→ **Dataset entries**:
-- start --
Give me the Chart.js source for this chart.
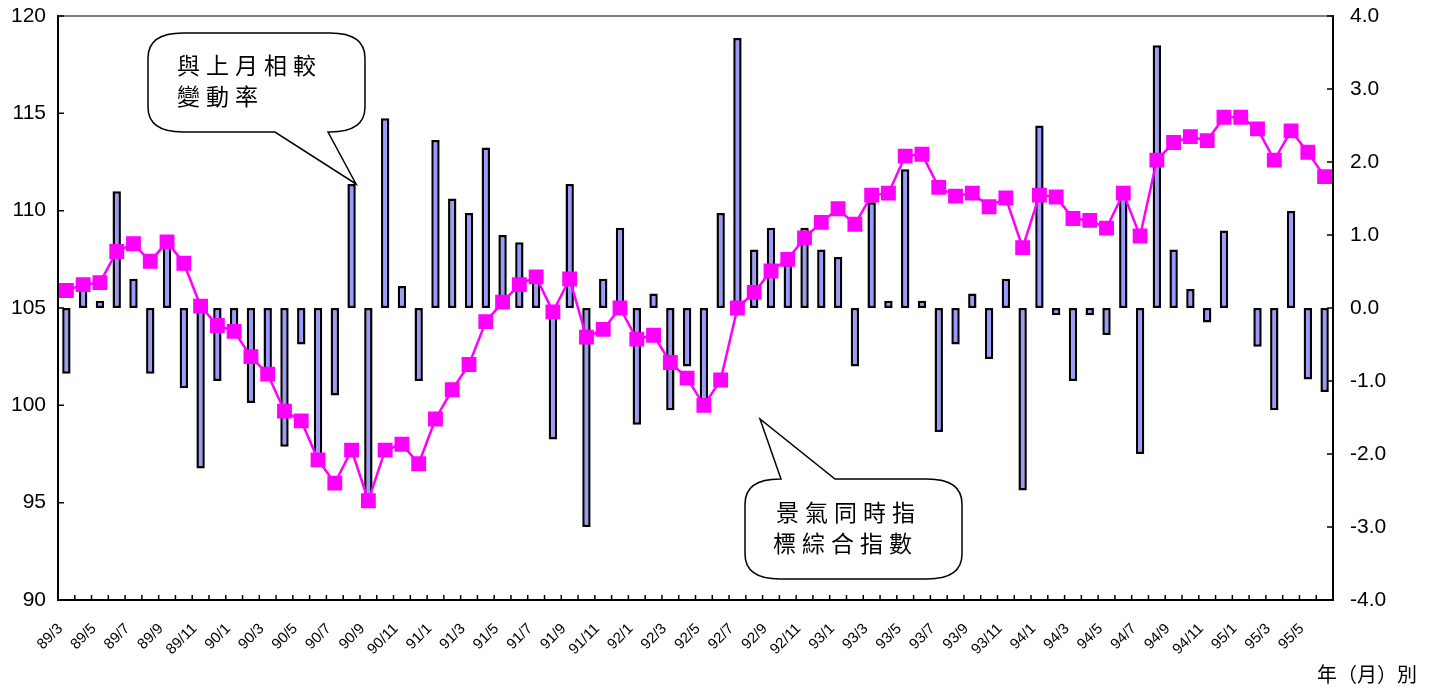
-- end --
-- start --
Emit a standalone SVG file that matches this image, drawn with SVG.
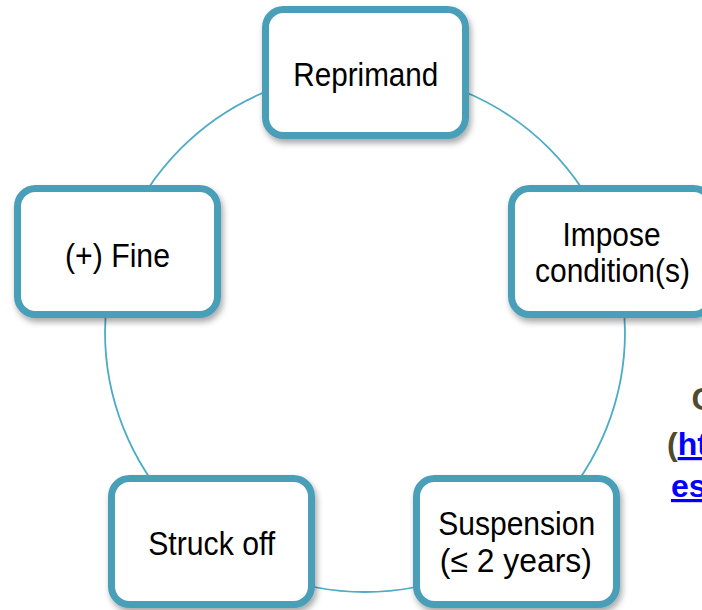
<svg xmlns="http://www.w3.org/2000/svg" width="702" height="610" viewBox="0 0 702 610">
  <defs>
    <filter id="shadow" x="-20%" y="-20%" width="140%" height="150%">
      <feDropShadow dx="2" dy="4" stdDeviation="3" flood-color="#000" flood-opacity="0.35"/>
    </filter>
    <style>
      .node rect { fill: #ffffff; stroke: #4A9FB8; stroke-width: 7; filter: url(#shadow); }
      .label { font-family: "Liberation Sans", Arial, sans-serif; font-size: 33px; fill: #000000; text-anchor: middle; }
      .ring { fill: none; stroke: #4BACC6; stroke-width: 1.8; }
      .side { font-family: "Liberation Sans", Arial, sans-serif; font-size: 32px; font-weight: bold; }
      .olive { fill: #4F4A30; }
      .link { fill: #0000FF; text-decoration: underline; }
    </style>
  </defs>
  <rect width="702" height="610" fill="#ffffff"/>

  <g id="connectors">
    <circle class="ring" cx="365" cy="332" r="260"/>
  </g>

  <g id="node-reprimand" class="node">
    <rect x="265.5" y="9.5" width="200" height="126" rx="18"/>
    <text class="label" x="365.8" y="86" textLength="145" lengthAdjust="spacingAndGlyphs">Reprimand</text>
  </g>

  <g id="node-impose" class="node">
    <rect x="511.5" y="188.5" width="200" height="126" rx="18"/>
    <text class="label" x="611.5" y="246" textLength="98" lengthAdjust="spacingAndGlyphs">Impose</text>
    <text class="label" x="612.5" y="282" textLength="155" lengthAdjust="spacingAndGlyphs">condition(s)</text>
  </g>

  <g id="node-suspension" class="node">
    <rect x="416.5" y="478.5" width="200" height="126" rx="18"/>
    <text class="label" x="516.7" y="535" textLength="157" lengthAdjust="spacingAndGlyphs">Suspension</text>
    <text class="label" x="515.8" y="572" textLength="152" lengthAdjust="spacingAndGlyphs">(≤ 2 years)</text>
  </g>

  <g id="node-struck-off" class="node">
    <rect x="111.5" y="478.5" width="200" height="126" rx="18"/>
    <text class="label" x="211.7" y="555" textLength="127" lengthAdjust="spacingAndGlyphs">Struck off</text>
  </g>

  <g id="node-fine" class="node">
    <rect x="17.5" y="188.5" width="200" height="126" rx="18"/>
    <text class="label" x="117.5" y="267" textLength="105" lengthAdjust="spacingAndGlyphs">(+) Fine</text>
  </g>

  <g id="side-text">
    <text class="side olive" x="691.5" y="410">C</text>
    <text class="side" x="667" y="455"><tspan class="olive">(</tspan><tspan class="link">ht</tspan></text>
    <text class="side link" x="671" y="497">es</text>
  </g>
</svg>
-- end --
-- start --
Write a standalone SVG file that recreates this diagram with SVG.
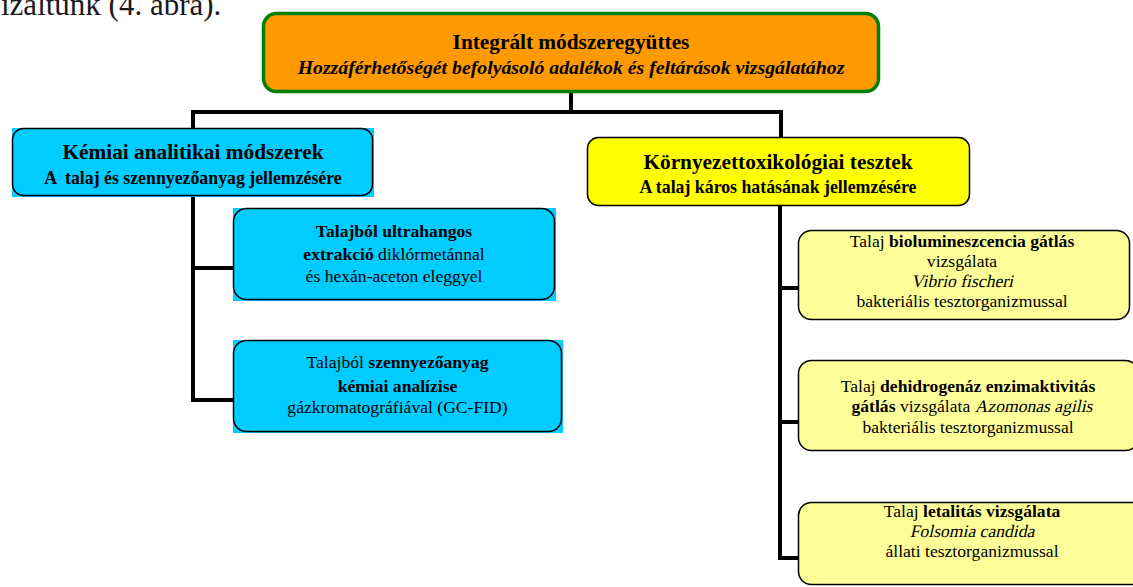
-- end --
→ **Exercise aim**: Locate the word "that" in the records and collect each line it appears in.

→ **Written solution**:
Emit a standalone SVG file that matches this image, drawn with SVG.
Write a standalone SVG file that recreates this diagram with SVG.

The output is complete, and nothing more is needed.